-- SOURCE DATA --
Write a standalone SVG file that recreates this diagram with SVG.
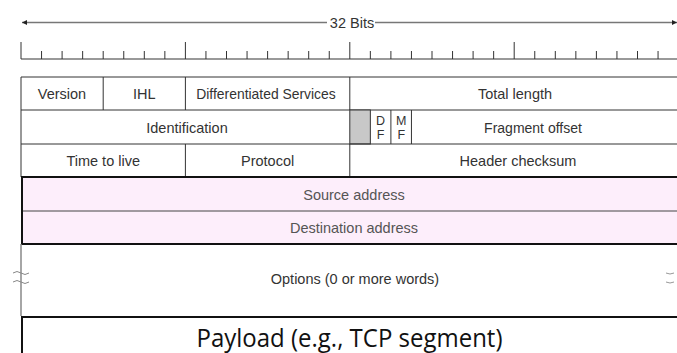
<svg xmlns="http://www.w3.org/2000/svg" width="677" height="353" viewBox="0 0 677 353">
<defs>
<style>
.t{font-family:"Liberation Sans",Arial,sans-serif;font-size:14.5px;fill:#333;text-anchor:middle}
.s{font-family:"Liberation Sans",Arial,sans-serif;font-size:12.5px;fill:#333;text-anchor:middle}
.g{stroke:#333;stroke-width:1;fill:none}
.th{stroke:#111;stroke-width:2;fill:none}
.tick{stroke:#333;stroke-width:1}
.ax{stroke:#777;stroke-width:1.5;fill:none}
</style>
<marker id="ah" viewBox="0 0 10 10" refX="10" refY="5" markerWidth="8" markerHeight="5" orient="auto-start-reverse" markerUnits="userSpaceOnUse"><path d="M0,0 L10,5 L0,10 z" fill="#222"/></marker>
</defs>
<rect width="677" height="353" fill="#fff"/>

<g id="bits-arrow">
<line class="ax" x1="22" y1="22.5" x2="327" y2="22.5" marker-start="url(#ah)"/>
<line class="ax" x1="375" y1="22.5" x2="677" y2="22.5" marker-end="url(#ah)"/>
<text class="t" x="352" y="27.5">32 Bits</text>
</g>

<g id="ruler">
<line x1="21" y1="59" x2="677" y2="59" stroke="#777" stroke-width="1.5"/>
<path class="tick" d="M21,42V59 M185.4,42V59 M349.8,42V59 M514.2,42V59
M41.55,51V59 M62.1,51V59 M82.65,51V59 M103.2,51V59 M123.75,51V59 M144.3,51V59 M164.85,51V59
M205.95,51V59 M226.5,51V59 M247.05,51V59 M267.6,51V59 M288.15,51V59 M308.7,51V59 M329.25,51V59
M370.35,51V59 M390.9,51V59 M411.45,51V59 M432,51V59 M452.55,51V59 M473.1,51V59 M493.65,51V59
M534.75,51V59 M555.3,51V59 M575.85,51V59 M596.4,51V59 M616.95,51V59 M637.5,51V59 M658.05,51V59"/>
</g>

<g id="row1">
<path class="g" d="M21,77H677 M21,77V110 M103.2,77V110 M185.4,77V110 M349.8,77V110"/>
<text class="t" x="62" y="99">Version</text>
<text class="t" x="144.3" y="99">IHL</text>
<text class="t" x="266" y="99" style="font-size:13.9px">Differentiated Services</text>
<text class="t" x="515" y="99">Total length</text>
</g>

<g id="row2">
<path class="g" d="M21,110H677 M21,110V144"/>
<rect x="349.8" y="110" width="20.55" height="34" fill="#c8c8c8" stroke="#333" stroke-width="1"/>
<path class="g" d="M390.9,110V144 M411.45,110V144"/>
<text class="t" x="187" y="132.5">Identification</text>
<text class="s" x="380.6" y="125">D</text>
<text class="s" x="380.6" y="139">F</text>
<text class="s" x="401.2" y="125">M</text>
<text class="s" x="401.2" y="139">F</text>
<text class="t" x="533" y="132.5" style="font-size:14px">Fragment offset</text>
</g>

<g id="row3">
<path class="g" d="M21,144H677 M21,144V177 M185.4,144V177 M349.8,144V177"/>
<text class="t" x="103.2" y="166">Time to live</text>
<text class="t" x="267.6" y="166">Protocol</text>
<text class="t" x="518" y="166">Header checksum</text>
</g>

<g id="source-address">
<rect x="22" y="178" width="660" height="33" fill="#fdeefb"/>
<text class="t" x="354" y="200" style="fill:#555">Source address</text>
</g>

<g id="destination-address">
<rect x="22" y="211" width="660" height="33" fill="#fdeefb"/>
<line x1="22" y1="211" x2="677" y2="211" stroke="#444" stroke-width="1"/>
<text class="t" x="354" y="233" style="fill:#555">Destination address</text>
</g>
<path class="th" d="M678,177H22V244H678"/>

<g id="options">
<line x1="21" y1="244" x2="21" y2="316" stroke="#888" stroke-width="1.5"/>
<path d="M13,273 q4,-3 8,0 t8,0 M13,282 q4,-3 8,0 t8,0" stroke="#888" stroke-width="1" fill="none"/>
<path d="M666,273 q4,2 8,0 M666,282 q4,2 8,0" stroke="#999" stroke-width="1" fill="none"/>
<text class="t" x="355" y="284">Options (0 or more words)</text>
</g>

<g id="payload">
<path class="th" d="M678,317H22V353"/>
<text x="349.5" y="347" font-family="'Open Sans','Noto Sans',sans-serif" font-size="25" fill="#111" text-anchor="middle" textLength="306" lengthAdjust="spacingAndGlyphs">Payload (e.g., TCP segment)</text>
</g>
</svg>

-- WHAT YOU ARE ASKED TO DO --
Write out the material above again, word for word, minus its pictures.

-- ANSWER TO THE TASK --
Write a standalone SVG file that recreates this diagram with SVG.
<svg xmlns="http://www.w3.org/2000/svg" width="677" height="353" viewBox="0 0 677 353">
<defs>
<style>
.t{font-family:"Liberation Sans",Arial,sans-serif;font-size:14.5px;fill:#333;text-anchor:middle}
.s{font-family:"Liberation Sans",Arial,sans-serif;font-size:12.5px;fill:#333;text-anchor:middle}
.g{stroke:#333;stroke-width:1;fill:none}
.th{stroke:#111;stroke-width:2;fill:none}
.tick{stroke:#333;stroke-width:1}
.ax{stroke:#777;stroke-width:1.5;fill:none}
</style>
<marker id="ah" viewBox="0 0 10 10" refX="10" refY="5" markerWidth="8" markerHeight="5" orient="auto-start-reverse" markerUnits="userSpaceOnUse"><path d="M0,0 L10,5 L0,10 z" fill="#222"/></marker>
</defs>
<rect width="677" height="353" fill="#fff"/>

<g id="bits-arrow">
<line class="ax" x1="22" y1="22.5" x2="327" y2="22.5" marker-start="url(#ah)"/>
<line class="ax" x1="375" y1="22.5" x2="677" y2="22.5" marker-end="url(#ah)"/>
<text class="t" x="352" y="27.5">32 Bits</text>
</g>

<g id="ruler">
<line x1="21" y1="59" x2="677" y2="59" stroke="#777" stroke-width="1.5"/>
<path class="tick" d="M21,42V59 M185.4,42V59 M349.8,42V59 M514.2,42V59
M41.55,51V59 M62.1,51V59 M82.65,51V59 M103.2,51V59 M123.75,51V59 M144.3,51V59 M164.85,51V59
M205.95,51V59 M226.5,51V59 M247.05,51V59 M267.6,51V59 M288.15,51V59 M308.7,51V59 M329.25,51V59
M370.35,51V59 M390.9,51V59 M411.45,51V59 M432,51V59 M452.55,51V59 M473.1,51V59 M493.65,51V59
M534.75,51V59 M555.3,51V59 M575.85,51V59 M596.4,51V59 M616.95,51V59 M637.5,51V59 M658.05,51V59"/>
</g>

<g id="row1">
<path class="g" d="M21,77H677 M21,77V110 M103.2,77V110 M185.4,77V110 M349.8,77V110"/>
<text class="t" x="62" y="99">Version</text>
<text class="t" x="144.3" y="99">IHL</text>
<text class="t" x="266" y="99" style="font-size:13.9px">Differentiated Services</text>
<text class="t" x="515" y="99">Total length</text>
</g>

<g id="row2">
<path class="g" d="M21,110H677 M21,110V144"/>
<rect x="349.8" y="110" width="20.55" height="34" fill="#c8c8c8" stroke="#333" stroke-width="1"/>
<path class="g" d="M390.9,110V144 M411.45,110V144"/>
<text class="t" x="187" y="132.5">Identification</text>
<text class="s" x="380.6" y="125">D</text>
<text class="s" x="380.6" y="139">F</text>
<text class="s" x="401.2" y="125">M</text>
<text class="s" x="401.2" y="139">F</text>
<text class="t" x="533" y="132.5" style="font-size:14px">Fragment offset</text>
</g>

<g id="row3">
<path class="g" d="M21,144H677 M21,144V177 M185.4,144V177 M349.8,144V177"/>
<text class="t" x="103.2" y="166">Time to live</text>
<text class="t" x="267.6" y="166">Protocol</text>
<text class="t" x="518" y="166">Header checksum</text>
</g>

<g id="source-address">
<rect x="22" y="178" width="660" height="33" fill="#fdeefb"/>
<text class="t" x="354" y="200" style="fill:#555">Source address</text>
</g>

<g id="destination-address">
<rect x="22" y="211" width="660" height="33" fill="#fdeefb"/>
<line x1="22" y1="211" x2="677" y2="211" stroke="#444" stroke-width="1"/>
<text class="t" x="354" y="233" style="fill:#555">Destination address</text>
</g>
<path class="th" d="M678,177H22V244H678"/>

<g id="options">
<line x1="21" y1="244" x2="21" y2="316" stroke="#888" stroke-width="1.5"/>
<path d="M13,273 q4,-3 8,0 t8,0 M13,282 q4,-3 8,0 t8,0" stroke="#888" stroke-width="1" fill="none"/>
<path d="M666,273 q4,2 8,0 M666,282 q4,2 8,0" stroke="#999" stroke-width="1" fill="none"/>
<text class="t" x="355" y="284">Options (0 or more words)</text>
</g>

<g id="payload">
<path class="th" d="M678,317H22V353"/>
<text x="349.5" y="347" font-family="'Open Sans','Noto Sans',sans-serif" font-size="25" fill="#111" text-anchor="middle" textLength="306" lengthAdjust="spacingAndGlyphs">Payload (e.g., TCP segment)</text>
</g>
</svg>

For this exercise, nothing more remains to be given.